TASK DESCRIPTION - All of the data that follows should be retyped exactly, please, except the pictures.

DATA BLOCK -
-- START --
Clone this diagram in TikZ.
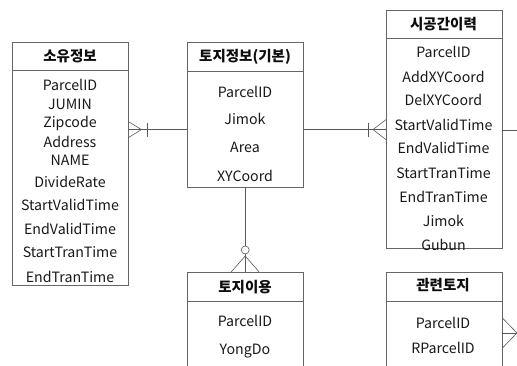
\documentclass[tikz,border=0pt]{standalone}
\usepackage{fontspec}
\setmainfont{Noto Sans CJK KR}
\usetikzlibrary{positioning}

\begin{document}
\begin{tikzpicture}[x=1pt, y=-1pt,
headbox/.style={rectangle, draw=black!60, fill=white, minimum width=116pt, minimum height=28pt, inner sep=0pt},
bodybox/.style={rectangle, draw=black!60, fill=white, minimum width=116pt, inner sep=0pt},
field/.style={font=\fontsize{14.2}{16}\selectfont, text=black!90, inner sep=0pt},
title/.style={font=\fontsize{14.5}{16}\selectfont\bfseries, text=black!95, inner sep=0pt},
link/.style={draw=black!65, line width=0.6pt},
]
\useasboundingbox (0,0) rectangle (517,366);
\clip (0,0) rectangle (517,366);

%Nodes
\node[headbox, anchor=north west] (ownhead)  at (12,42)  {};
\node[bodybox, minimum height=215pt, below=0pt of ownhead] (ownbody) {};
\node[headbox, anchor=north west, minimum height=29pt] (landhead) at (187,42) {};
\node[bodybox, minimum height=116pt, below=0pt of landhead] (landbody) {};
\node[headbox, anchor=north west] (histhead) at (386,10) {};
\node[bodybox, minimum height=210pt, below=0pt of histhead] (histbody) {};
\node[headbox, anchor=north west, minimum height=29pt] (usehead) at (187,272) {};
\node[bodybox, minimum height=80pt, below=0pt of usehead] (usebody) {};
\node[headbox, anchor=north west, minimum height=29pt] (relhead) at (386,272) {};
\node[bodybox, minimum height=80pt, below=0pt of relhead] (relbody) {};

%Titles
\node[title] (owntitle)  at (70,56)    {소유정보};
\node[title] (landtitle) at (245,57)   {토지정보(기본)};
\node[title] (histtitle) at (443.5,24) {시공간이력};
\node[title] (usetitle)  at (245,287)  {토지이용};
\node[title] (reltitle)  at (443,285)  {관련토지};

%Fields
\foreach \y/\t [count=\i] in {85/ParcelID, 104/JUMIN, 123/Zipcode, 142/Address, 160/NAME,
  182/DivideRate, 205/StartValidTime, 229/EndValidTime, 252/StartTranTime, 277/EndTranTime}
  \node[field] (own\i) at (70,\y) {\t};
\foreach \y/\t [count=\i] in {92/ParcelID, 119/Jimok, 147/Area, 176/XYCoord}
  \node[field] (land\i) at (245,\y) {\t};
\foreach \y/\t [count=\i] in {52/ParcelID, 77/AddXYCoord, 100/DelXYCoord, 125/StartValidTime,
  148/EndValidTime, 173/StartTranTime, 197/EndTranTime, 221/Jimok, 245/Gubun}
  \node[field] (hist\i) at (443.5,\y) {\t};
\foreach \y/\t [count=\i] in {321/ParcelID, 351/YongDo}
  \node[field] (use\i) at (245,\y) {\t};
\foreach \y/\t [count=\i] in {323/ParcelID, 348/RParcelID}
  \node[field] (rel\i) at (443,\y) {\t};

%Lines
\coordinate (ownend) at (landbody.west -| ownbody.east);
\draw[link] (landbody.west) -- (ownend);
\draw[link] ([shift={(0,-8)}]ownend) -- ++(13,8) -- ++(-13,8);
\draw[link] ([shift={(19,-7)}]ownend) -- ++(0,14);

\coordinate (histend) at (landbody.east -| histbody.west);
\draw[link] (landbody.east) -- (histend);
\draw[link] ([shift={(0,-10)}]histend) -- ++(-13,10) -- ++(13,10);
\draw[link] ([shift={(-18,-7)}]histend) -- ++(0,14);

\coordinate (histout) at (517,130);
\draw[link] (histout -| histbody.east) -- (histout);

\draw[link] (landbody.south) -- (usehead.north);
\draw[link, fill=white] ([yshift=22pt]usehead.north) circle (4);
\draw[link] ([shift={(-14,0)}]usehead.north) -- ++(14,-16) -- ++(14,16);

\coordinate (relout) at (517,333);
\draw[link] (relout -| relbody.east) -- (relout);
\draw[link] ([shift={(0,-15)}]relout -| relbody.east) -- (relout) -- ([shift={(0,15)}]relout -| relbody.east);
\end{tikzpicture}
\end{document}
-- END --
OUTPUT FOR THIS TASK -
Clone this diagram in TikZ.
\documentclass[tikz,border=0pt]{standalone}
\usepackage{fontspec}
\setmainfont{Noto Sans CJK KR}
\usetikzlibrary{positioning}

\begin{document}
\begin{tikzpicture}[x=1pt, y=-1pt,
headbox/.style={rectangle, draw=black!60, fill=white, minimum width=116pt, minimum height=28pt, inner sep=0pt},
bodybox/.style={rectangle, draw=black!60, fill=white, minimum width=116pt, inner sep=0pt},
field/.style={font=\fontsize{14.2}{16}\selectfont, text=black!90, inner sep=0pt},
title/.style={font=\fontsize{14.5}{16}\selectfont\bfseries, text=black!95, inner sep=0pt},
link/.style={draw=black!65, line width=0.6pt},
]
\useasboundingbox (0,0) rectangle (517,366);
\clip (0,0) rectangle (517,366);

%Nodes
\node[headbox, anchor=north west] (ownhead)  at (12,42)  {};
\node[bodybox, minimum height=215pt, below=0pt of ownhead] (ownbody) {};
\node[headbox, anchor=north west, minimum height=29pt] (landhead) at (187,42) {};
\node[bodybox, minimum height=116pt, below=0pt of landhead] (landbody) {};
\node[headbox, anchor=north west] (histhead) at (386,10) {};
\node[bodybox, minimum height=210pt, below=0pt of histhead] (histbody) {};
\node[headbox, anchor=north west, minimum height=29pt] (usehead) at (187,272) {};
\node[bodybox, minimum height=80pt, below=0pt of usehead] (usebody) {};
\node[headbox, anchor=north west, minimum height=29pt] (relhead) at (386,272) {};
\node[bodybox, minimum height=80pt, below=0pt of relhead] (relbody) {};

%Titles
\node[title] (owntitle)  at (70,56)    {소유정보};
\node[title] (landtitle) at (245,57)   {토지정보(기본)};
\node[title] (histtitle) at (443.5,24) {시공간이력};
\node[title] (usetitle)  at (245,287)  {토지이용};
\node[title] (reltitle)  at (443,285)  {관련토지};

%Fields
\foreach \y/\t [count=\i] in {85/ParcelID, 104/JUMIN, 123/Zipcode, 142/Address, 160/NAME,
  182/DivideRate, 205/StartValidTime, 229/EndValidTime, 252/StartTranTime, 277/EndTranTime}
  \node[field] (own\i) at (70,\y) {\t};
\foreach \y/\t [count=\i] in {92/ParcelID, 119/Jimok, 147/Area, 176/XYCoord}
  \node[field] (land\i) at (245,\y) {\t};
\foreach \y/\t [count=\i] in {52/ParcelID, 77/AddXYCoord, 100/DelXYCoord, 125/StartValidTime,
  148/EndValidTime, 173/StartTranTime, 197/EndTranTime, 221/Jimok, 245/Gubun}
  \node[field] (hist\i) at (443.5,\y) {\t};
\foreach \y/\t [count=\i] in {321/ParcelID, 351/YongDo}
  \node[field] (use\i) at (245,\y) {\t};
\foreach \y/\t [count=\i] in {323/ParcelID, 348/RParcelID}
  \node[field] (rel\i) at (443,\y) {\t};

%Lines
\coordinate (ownend) at (landbody.west -| ownbody.east);
\draw[link] (landbody.west) -- (ownend);
\draw[link] ([shift={(0,-8)}]ownend) -- ++(13,8) -- ++(-13,8);
\draw[link] ([shift={(19,-7)}]ownend) -- ++(0,14);

\coordinate (histend) at (landbody.east -| histbody.west);
\draw[link] (landbody.east) -- (histend);
\draw[link] ([shift={(0,-10)}]histend) -- ++(-13,10) -- ++(13,10);
\draw[link] ([shift={(-18,-7)}]histend) -- ++(0,14);

\coordinate (histout) at (517,130);
\draw[link] (histout -| histbody.east) -- (histout);

\draw[link] (landbody.south) -- (usehead.north);
\draw[link, fill=white] ([yshift=22pt]usehead.north) circle (4);
\draw[link] ([shift={(-14,0)}]usehead.north) -- ++(14,-16) -- ++(14,16);

\coordinate (relout) at (517,333);
\draw[link] (relout -| relbody.east) -- (relout);
\draw[link] ([shift={(0,-15)}]relout -| relbody.east) -- (relout) -- ([shift={(0,15)}]relout -| relbody.east);
\end{tikzpicture}
\end{document}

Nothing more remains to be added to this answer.